Lara, a professor at the Faculty of Forest Sciences and Natural Resources at Chile’s Austral University in the southern city of Valdivia, has been able to prove that alerces can absorb carbon from the atmosphere and trap it for between 1,500 and 2,000 years in standing dead trees . Buried larch trunks can hold carbon for more than 4,000 years.
He has also pinpointed exact climatic events by translating tree rings into numbers, which can then be read like a barcode. “The great-grandfather tree is a miracle for three reasons – that it grew, that it survived, and then that it was found by Jonathan’s grandfather,” Lara said.
In the mid-1940s, Barichovich’s grandfather, Aníbal Henríquez, arrived from the southern city of Lautaro to work for the forestry companies felling the lahuanas the alerces are known in the Indigenous language Mapudungun, his native tongue.
He went on to become the park’s first warden, but many giant alerce trees had already fallen victim to loggers before Chile made it illegal to cut them down in 1976.
Alerce shingle was used as currency by local populations throughout the 1700s and 1800s and the wood was commonly used in construction.
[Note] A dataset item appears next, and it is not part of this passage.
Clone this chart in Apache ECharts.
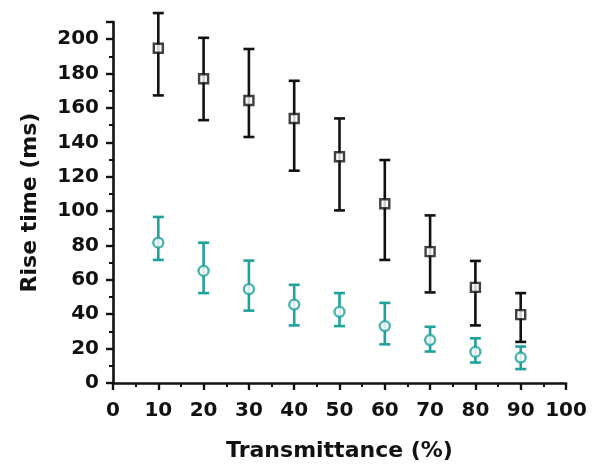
<!DOCTYPE html>
<html>
<head>
    <meta charset="utf-8">
    <title>Rise time</title>
    <script src="https://cdn.jsdelivr.net/npm/echarts@6/dist/echarts.min.js"></script>
    <style>
        html, body {margin:0;padding:0;background:#fff;}
        #chart {width:602px;height:467px;}
    </style>
</head>
<body>
<div id="chart"></div>
<script>
    // transmittance (%)
    var transmittance = [10, 20, 30, 40, 50, 60, 70, 80, 90];
    // black squares
    var blackMean = [194.7, 177, 164.3, 153.9, 131.6, 104.3, 76.4, 55.6, 39.8];
    var blackLow  = [167.3, 152.9, 143.1, 123.5, 100.4, 71.6, 52.7, 33.5, 23.9];
    var blackHigh = [215.2, 200.8, 194.3, 175.8, 153.9, 129.7, 97.5, 71, 52.3];
    // teal circles
    var tealMean = [81.6, 65.2, 54.6, 45.6, 41.4, 33.1, 25, 18.1, 14.8];
    var tealLow  = [71.6, 52.3, 42.1, 33.5, 33.1, 22.5, 18.3, 11.9, 8.1];
    var tealHigh = [96.6, 81.6, 71.2, 57.1, 52.3, 46.6, 32.7, 26, 21.2];

    var black = '#111111';
    var teal = '#1fa19c';
    var font = 'DejaVu Sans';

    function pairs(xs, ys) {
        var out = [];
        for (var i = 0; i < xs.length; i++) out.push([xs[i], ys[i]]);
        return out;
    }
    function bars(xs, lo, hi) {
        var out = [];
        for (var i = 0; i < xs.length; i++) out.push([xs[i], lo[i], hi[i]]);
        return out;
    }

    function errorBar(color) {
        return function (params, api) {
            var x = api.value(0);
            var lo = api.coord([x, api.value(1)]);
            var hi = api.coord([x, api.value(2)]);
            var w = 5.5;
            var st = {stroke: color, lineWidth: 2.6};
            return {
                type: 'group',
                children: [
                    {type: 'line', shape: {x1: lo[0], y1: lo[1], x2: hi[0], y2: hi[1]}, style: st},
                    {type: 'line', shape: {x1: lo[0] - w, y1: lo[1], x2: lo[0] + w, y2: lo[1]}, style: st},
                    {type: 'line', shape: {x1: hi[0] - w, y1: hi[1], x2: hi[0] + w, y2: hi[1]}, style: st}
                ]
            };
        };
    }

    var chart = echarts.init(document.getElementById('chart'));
    var option = {
        animation: false,
        backgroundColor: '#fff',
        grid: {left: 113, right: 36, top: 22, bottom: 81},
        xAxis: {
            type: 'value',
            min: 0, max: 100, interval: 10,
            name: 'Transmittance (%)',
            nameLocation: 'middle',
            nameGap: 57,
            nameTextStyle: {fontFamily: font, fontWeight: 'bold', fontSize: 22, color: black},
            axisLine: {onZero: false, lineStyle: {color: black, width: 2.6}},
            axisTick: {length: 7, lineStyle: {color: black, width: 2.4}},
            minorTick: {show: true, splitNumber: 2, length: 4, lineStyle: {color: black, width: 2}},
            axisLabel: {fontFamily: font, fontWeight: 'bold', fontSize: 20, color: black, margin: 18},
            splitLine: {show: false}
        },
        yAxis: {
            type: 'value',
            min: 0, max: 210, interval: 20,
            name: 'Rise time (ms)',
            nameLocation: 'middle',
            nameGap: 72,
            nameTextStyle: {fontFamily: font, fontWeight: 'bold', fontSize: 22, color: black},
            axisLine: {show: true, lineStyle: {color: black, width: 2.6}},
            axisTick: {show: true, length: 7, lineStyle: {color: black, width: 2.4}},
            minorTick: {show: true, splitNumber: 2, length: 4, lineStyle: {color: black, width: 2}},
            axisLabel: {fontFamily: font, fontWeight: 'bold', fontSize: 20, color: black, margin: 14, showMaxLabel: false},
            splitLine: {show: false}
        },
        series: [
            {
                type: 'custom',
                renderItem: errorBar(black),
                data: bars(transmittance, blackLow, blackHigh),
                encode: {x: 0, y: [1, 2]},
                z: 2
            },
            {
                type: 'custom',
                renderItem: errorBar(teal),
                data: bars(transmittance, tealLow, tealHigh),
                encode: {x: 0, y: [1, 2]},
                z: 2
            },
            {
                type: 'scatter',
                symbol: 'rect',
                symbolSize: 9,
                itemStyle: {color: '#fff', borderColor: black, borderWidth: 2.4},
                data: pairs(transmittance, blackMean),
                z: 3
            },
            {
                type: 'scatter',
                symbol: 'circle',
                symbolSize: 10,
                itemStyle: {color: '#fff', borderColor: teal, borderWidth: 2.4},
                data: pairs(transmittance, tealMean),
                z: 3
            }
        ]
    };
    chart.setOption(option);
</script>
</body>
</html>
The famous Unesco-protected wooden churches on the island of Chiloé are built from alerce trunks.
Henríquez happened upon great grandfather while out on a patrol in the early 1970s. Although he was reluctant to disclose the find at first, word soon got out and people began to arrive: now, more than 10,000 tourists trek down to the small wooden viewing platform next to the tree each summer.
Other alerces in the valley fell victim to loggers or forest fires, leaving the gnarled tree standing alone. “Bit by bit, the tree is dying,” said Marcelo Delgado, Barichivich’s cousin who works in the park as one of five full-time rangers. “People jump down from the platform to peel off bark to take as a souvenir.”
Footfall around the base of the tree has also damaged the thin layer of bark on its roots, affecting nutrient uptake. After 29 other trees were vandalized by tourists, Chile’s national forestry corporation, which manages the country’s national parks, closed the trail indefinitely.
Barichovich hopes that by showing that great grandfather is the world’s oldest tree, he could raise the alarm about the urgency with which we must protect the natural world. While the scope of his research is far broader, Barichivich insists the national park in which he grew up is where he belongs.
When he was eight years old, his grandfather disappeared on a routine patrol out in the snow. His body of him was found two days later. Another uncle, also a park ranger, later died in the park.
“It seems like it’s a family tradition,” Barichovich said. “The same fate probably awaits me, dying with my boots on out in the forest. But first I want to unlock its secrets.”